Early in 2003 the scuba diving shop I used to dive with was planning a trip to Phuket. The dive master/instructor leading the trip was one of my best mates at the time and he pressured me relentlessly to sign up for the trip. The only problem was that I had zero desire to travel to Asia.
Unlike the stereotypical American I had travelled quite a bit in my day and had even lived in Europe for three years. But Asia never really appealed to me. I guess if you strip back all of my hesitations it really came down to the fact that it was too foreign. One can make their way around Spain or France without speaking the language simply by being able to read words and associating them with a meaning but Asia with the languages consisting of so many funny little characters and scribbles meant I would be completely without reference. That left me uneasy. I felt I would be too exposed; too dependent on others to make my way around. And I hate being dependent on anybody or anything.
When the number of people signed up for the trip began to tip 13 or so my friend came back to me with a slightly different angle; now he wanted me to help and was willing to give me the trip at cost in exchange for helping keep an eye on the divers. As I was also a dive master with an instructor certification he knew that I knew he was pushing the limits in terms of how many people he could safely supervise. I still resisted but over time I began to sympathize with my friend’s plight and reluctantly agreed to serve as his backup on the trip.

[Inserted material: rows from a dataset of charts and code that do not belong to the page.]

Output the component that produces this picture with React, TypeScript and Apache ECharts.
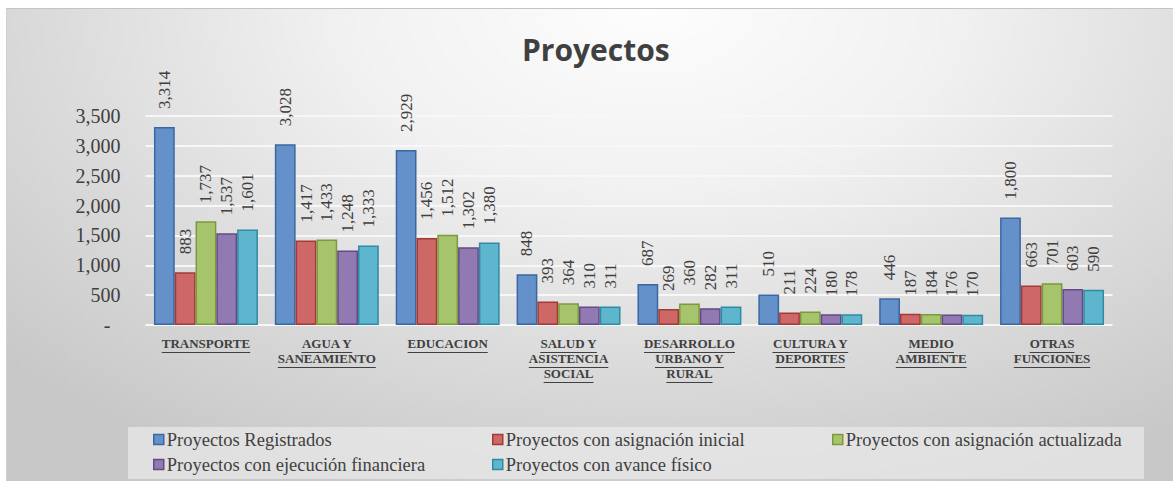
import React, { useEffect, useRef } from "react";
import * as echarts from "echarts";

const categories = [
  "TRANSPORTE",
  "AGUA Y\nSANEAMIENTO",
  "EDUCACION",
  "SALUD Y\nASISTENCIA\nSOCIAL",
  "DESARROLLO\nURBANO Y\nRURAL",
  "CULTURA Y\nDEPORTES",
  "MEDIO\nAMBIENTE",
  "OTRAS\nFUNCIONES",
];

const seriesNames = [
  "Proyectos Registrados",
  "Proyectos con asignación inicial",
  "Proyectos con asignación actualizada",
  "Proyectos con ejecución financiera",
  "Proyectos con avance físico",
];

const registrados = [3314, 3028, 2929, 848, 687, 510, 446, 1800];
const asignacionInicial = [883, 1417, 1456, 393, 269, 211, 187, 663];
const asignacionActualizada = [1737, 1433, 1512, 364, 360, 224, 184, 701];
const ejecucionFinanciera = [1537, 1248, 1302, 310, 282, 180, 176, 603];
const avanceFisico = [1601, 1333, 1380, 311, 311, 178, 170, 590];

const seriesValues = [
  registrados,
  asignacionInicial,
  asignacionActualizada,
  ejecucionFinanciera,
  avanceFisico,
];

const fills = ["#6591cb", "#cd6866", "#a6c46b", "#9179b1", "#5db6cd"];
const borders = ["#3b67a0", "#a23b38", "#7c9a3d", "#654a87", "#2f8aa3"];

const serif = "Liberation Serif";
const TXT = "#404040";

const W = 1167;
const H = 473;
const GRID = { left: 138.5, right: 60.5, top: 107, bottom: 156 };
const LABEL_MARGIN = 11;
const LINE_H = 15;

export default function App() {
  const ref = useRef<HTMLDivElement>(null);

  useEffect(() => {
    if (!ref.current) return;
    const chart = echarts.init(ref.current, null, { renderer: "svg" });

    const legendPos = [
      { left: 146, top: 421 },
      { left: 485, top: 421 },
      { left: 825, top: 421 },
      { left: 146, top: 446 },
      { left: 485, top: 446 },
    ];

    const option: any = {
      animation: false,
      title: {
        text: "Proyectos",
        left: 515,
        top: 25,
        padding: 0,
        textStyle: {
          fontFamily: "Open Sans",
          fontWeight: "bold",
          fontSize: 30,
          color: TXT,
        },
      },
      legend: seriesNames.map((n, i) => ({
        data: [n],
        left: legendPos[i].left,
        top: legendPos[i].top,
        padding: 0,
        itemWidth: 10,
        itemHeight: 10,
        itemGap: 0,
        icon: "rect",
        itemStyle: { borderColor: borders[i], borderWidth: 1.5 },
        textStyle: { fontFamily: serif, fontSize: 18.5, color: TXT, padding: [0, 0, 0, -2] },
        selectedMode: false,
      })),
      grid: { ...GRID, containLabel: false },
      xAxis: {
        type: "category",
        data: categories,
        axisTick: { show: false },
        axisLine: {
          lineStyle: {
            color: "#3a3a3a",
            width: 3,
            shadowColor: "#a9a9a9",
            shadowOffsetY: -4,
            shadowBlur: 0,
          },
        },
        axisLabel: {
          interval: 0,
          margin: LABEL_MARGIN,
          fontFamily: serif,
          fontWeight: "bold",
          fontSize: 13,
          lineHeight: LINE_H,
          color: TXT,
        },
      },
      yAxis: {
        type: "value",
        min: 0,
        max: 3500,
        interval: 500,
        axisLine: { show: false },
        axisTick: { show: false },
        splitLine: { lineStyle: { color: "#f7f7f7", width: 2 } },
        axisLabel: {
          margin: 25,
          fontFamily: serif,
          fontSize: 20,
          color: TXT,
          padding: [14, 0, 0, 0],
          formatter: (v: number) => (v === 0 ? "-  " : v.toLocaleString("en-US")),
        },
      },
      series: seriesNames.map((n, i) => ({
        name: n,
        type: "bar",
        data: seriesValues[i],
        barGap: "0%",
        barCategoryGap: "14%",
        itemStyle: {
          color: fills[i],
          borderColor: borders[i],
          borderWidth: 1.5,
        },
        label: {
          show: true,
          position: "top",
          rotate: 90,
          align: "left",
          verticalAlign: "middle",
          distance: 18,
          fontFamily: serif,
          fontSize: 17,
          color: TXT,
          formatter: (p: any) => Number(p.value).toLocaleString("en-US"),
        },
      })),
    };

    chart.setOption(option);

    const canvas = document.createElement("canvas");
    const ctx = canvas.getContext("2d")!;
    ctx.font = `bold 13px "${serif}"`;
    const baseY = H - GRID.bottom + LABEL_MARGIN;
    const graphics: any[] = [
      {
        type: "rect",
        z: -10,
        shape: { x: 121, y: 418, width: 1016, height: 52 },
        style: { fill: "rgba(236,236,236,0.65)" },
        silent: true,
      },
    ];
    categories.forEach((c, i) => {
      const cx = chart.convertToPixel({ xAxisIndex: 0 }, i) as number;
      c.split("\n").forEach((line, j) => {
        const w = ctx.measureText(line).width;
        const y = baseY + j * LINE_H + 15.5;
        graphics.push({
          type: "line",
          silent: true,
          shape: { x1: cx - w / 2, y1: y, x2: cx + w / 2, y2: y },
          style: { stroke: TXT, lineWidth: 1.2 },
        });
      });
    });
    chart.setOption({ graphic: graphics });

    return () => chart.dispose();
  }, []);

  return (
    <div
      ref={ref}
      style={{
        position: "absolute",
        left: 6,
        top: 8,
        width: W,
        height: H,
        boxSizing: "border-box",
        borderTop: "1px solid #c4c4c4",
        borderLeft: "1px solid #d0d0d0",
        background:
          "radial-gradient(ellipse 75% 110% at 55% 0%, #fdfdfd 0%, #f1f1f1 35%, #dadada 70%, #c8c8c8 100%)",
      }}
    />
  );
}
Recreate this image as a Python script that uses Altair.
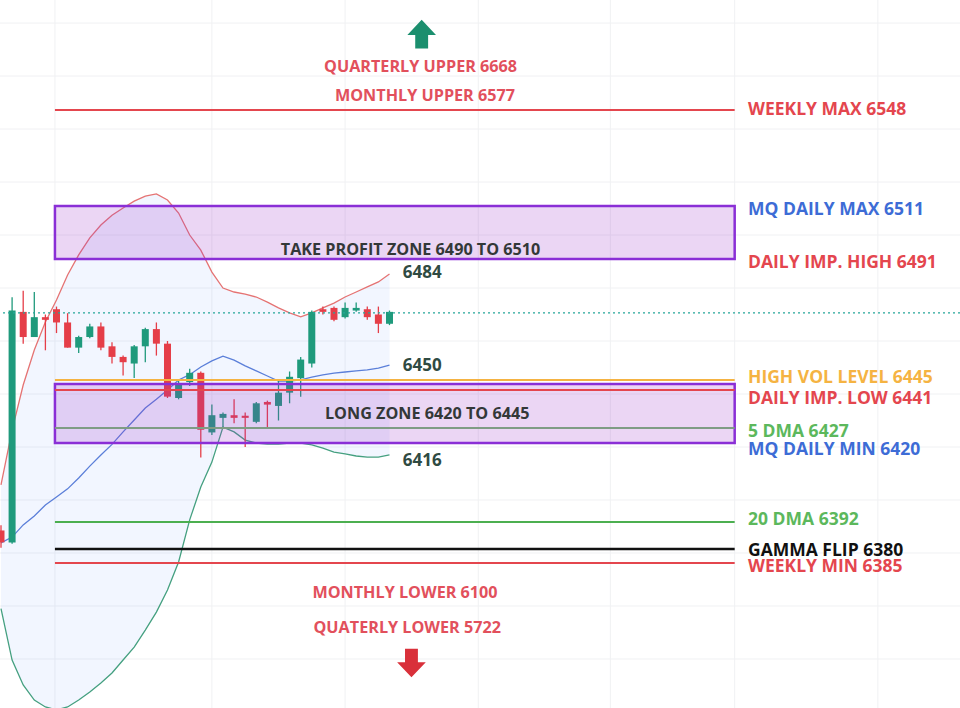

I mentally prepared myself for the trip to be more of a job than a vacation. I started checking out websites about Thailand and began to wonder what I had gotten myself into when I read about all of the scams, prostitution, and deception. From what I could tell it was like Mexico on acid. I was even a little angry with myself for having agreed to fly half way across the world to visit some third-world country with mediocre diving. If I was going to go all that way why couldn’t we just go to Palau or Yap?
After an overnight stay in Bangkok we were in Phuket where for the next ten days our itinerary would consist of waking up at around 8am and going down to the marina where a boat would pick us up and take us out into the Andaman Sea for 2 – 3 dives. We would then return back to the hotel around 4pm and everyone would shower up, take a quick nap, and meet up for dinner and hitting the town.
As people often point out; Thailand doesn’t have the best beaches in the world. I can also attest the diving is merely above average. I can think of dozens of places I’ve been with more agreeable weather. But despite all of that, there’s something about Thailand that is hard to shake. For me the culture shock was profound because this was a place I not only had no interest in visiting but I had actively avoided trying to come to. Yet, here I was, captivated by something I couldn’t even put my finger on.
One of the first things that attracted me to scuba diving is that once you descend your buoyancy is mostly controlled via your breathing. You inhale to rise and exhale to fall. The more experienced you become the better able you are to maintain a neutral amount of air in your lungs. Your inhalations and exhalations are slow and methodical so as not to disturb this delicate balance. This produces a very meditative sort of experience with the diver able to lower his heart rate and just exist in the moment.
Thailand had that same effect on me. I found myself to be more calm. Everything was in the moment. There was no tomorrow or yesterday or even 10 minutes from now. Life was lived in the right now.
Was it the Thai smile? Was it the wai and the general courtesy and politeness? Was it the fact that everything was so simple yet at the same time so infinitely complex? I really didn’t, and still to this day, do not know. What I do know is that this experience forever changed me. It shook me up and forced me to realize that there was a world out there I not only didn’t know but would probably never really understand. That is the sort of challenge that inspires me.
When people ask me why I enjoy scuba diving or why a guy who makes a six figure salary would spend his weekends teaching scuba for $200 a class I was always at a loss to explain the feeling it gave me. You cannot explain how beautiful life seems when you’re eighty feet below the surface, your breathing has put you into a bit of a trance, you float weightless in the water, and you’re simply watching some of the most gorgeous scenery on the planet. I began teaching because I wanted to share that feeling with others. How can one explain the joy you get from watching a 50 year old man acting like a school girl, wide-eyed, telling everyone on the boat about the giant sea bass he just saw?
I’m sure that many people assume that the reason I travel to Thailand so frequently is for the bar girls and the nightlife. It’s too difficult to explain to someone who has never been what it is about Thailand that tugs at your heart and keeps you coming back. Only someone who has been to Thailand can truly understand and appreciate what Thailand is about.
I don’t mean this little essay to sound blind to all of the bad parts of Thailand. Yes, I know all about the bad parts. I know about the scams. I know about the corruption. I know about the dishonesty and betrayal. I know about the false Thai smile. I know. I know. I know. I come from one of the biggest cities in the world so I am very street savvy. I see what is going on. Yet none of that changes how Thailand makes me feel. I feel alive and recharged when I’m there.
Just over five years ago I embarked on a journey I did not want to make. Today I cannot imagine how different my life would be if I hadn’t made that journey. It was a journey that has shaped not only my life but how I view the world and think about others. Sometimes the best journey is the one that takes you out of your comfort zone and pushes you to expand your horizons.